In Österreich unterscheiden wir rund 32 Teilstücke beim Rindfleisch, was im internationalen Vergleich viel ist. Dort variiert die Anzahl je nach Land. Nicht nur, was die Namen betrifft, sondern auch die Größe oder die Schnittführung. Die Engländer orientieren sich an acht Haupt-Teilstücken, und Brasilien zählt rund zwanzig. Fest steht: Viele der Rinderteile hätten durchaus mehr Aufmerksamkeit verdient.
1. Nierenzapfen
Wie etwa das Onglet, das auf Deutsch auch Nierenzapfen genannt wird – und streng genommen als Innerei gilt, obwohl es Muskelfleisch ist. Es liegt im inneren Bauchbereich des Rinds, ist grobfaserig und sehr geschmacksintensiv. Es eignet sich gut zum Braten oder zum Grillen und wird gerne medium-rare mit Gemüsebeilagen serviert.
Trockenreifung – gar nicht so trocken?
Unterläuft Rinderfleisch den Prozess des Dry Agings, wird es mehrere Wochen in einem kühlen Raum am Knochen abgehangen. Dadurch verliert es an Wasser, wird zarter und im Geschmack intensiver. Doch so trocken ist diese Angelegenheit nicht: Die Luft sollte rund 80 Prozent Luftfeuchtigkeit haben, um den charakteristisch erdig-nussigen Geschmack des gereiften Rindfleischs zu erzielen.
2. Wadschinken
Auf den ersten Blick weniger exotisch, aber immer noch zu wenig gewürdigt, ist auch das Beinfleisch zu erwähnen. Ja, klar, als Suppenfleisch sorgt es ohne Zweifel für schmackhaften Fettgehalt und geschmackliche Intensität.
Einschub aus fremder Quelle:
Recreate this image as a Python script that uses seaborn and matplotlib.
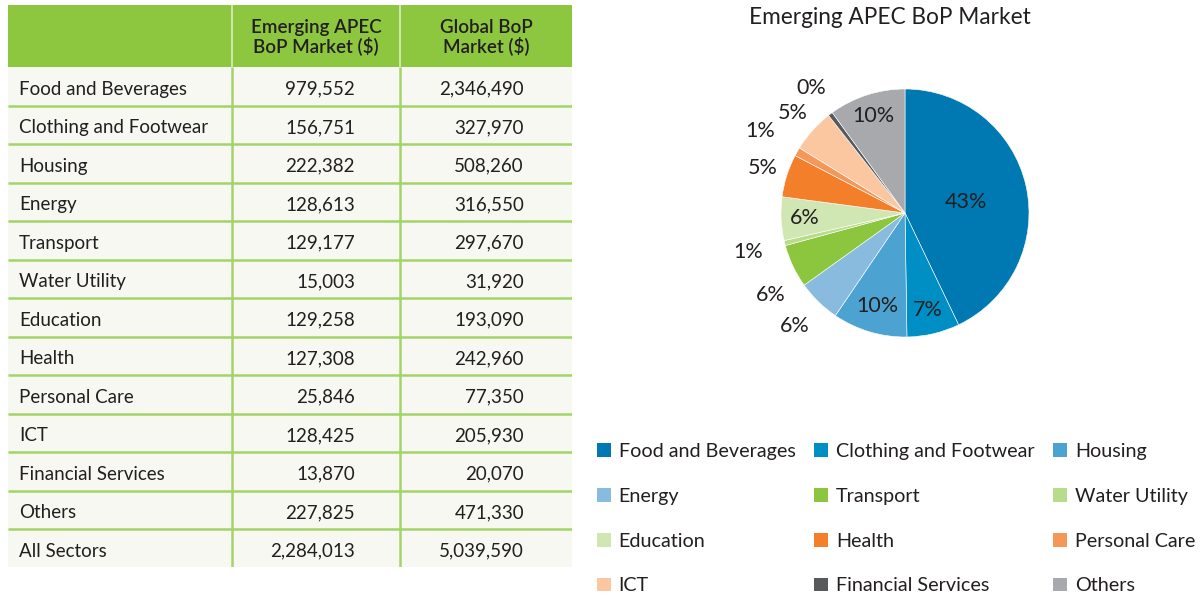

Doch es kann mehr: Gerade die Beinscheiben des Rinds, also der quer zum Knochen geschnittene Wadschinken, eignen sich für schmackhafte Schmorgerichte – in Italien wird etwa Osso Bucco daraus gemacht. Sie werden aber auch immer öfter mit Niedertemperaturmethoden im BBQ-Bereich zubereitet. Das darin enthaltene Kollagen, das durch langes Garen freigesetzt wird, macht das Fleisch himmlisch mürbe und saftig – so, wie man es aus dem Suppentopf so gar nicht kennt. Ein Trend mit Zukunftspotenzial.
3. Bürgermeisterstück
Ebenso noch eher unbekannt ist das Bürgermeisterstück. In seiner Form erinnert es an eine Haifischflosse, durch die schöne Marmorierung und sein intramuskuläres Fett entfaltet es seinen Geschmack vor allem beim Braten, kann aber auch geschmort werden. Es wird immer wieder – und öfter! – als Alternative zum Tafelspitz eingesetzt, das aus dem hinteren Teil der Rinderhüfte gewonnen wird. Ein noch immer zu unbekanntes Juwel ist außerdem der Flat-Iron-Cut, das aus dem in Österreich bekannten Schulterscherzl-Cut geschnitten wird. Nur wird dabei die Sehne in der Mitte entfernt, wodurch das Stück besonders dünn wird. Damit ist dieses Teilstück, das übrigens erst Anfang der 2000er-Jahre entdeckt wurde, geradezu fürs Kurzbraten prädestiniert – und wird gerne mit kräftigen Aromen und Saucen kombiniert.
Fest steht: Jenseits der üblichen Cuts gibt es in Sachen Rindfleisch noch viel zu entdecken. Und zwar ganz ohne schlechtes Klimagewissen. Zumindest, solange es sich um heimische Bio-Rinder handelt.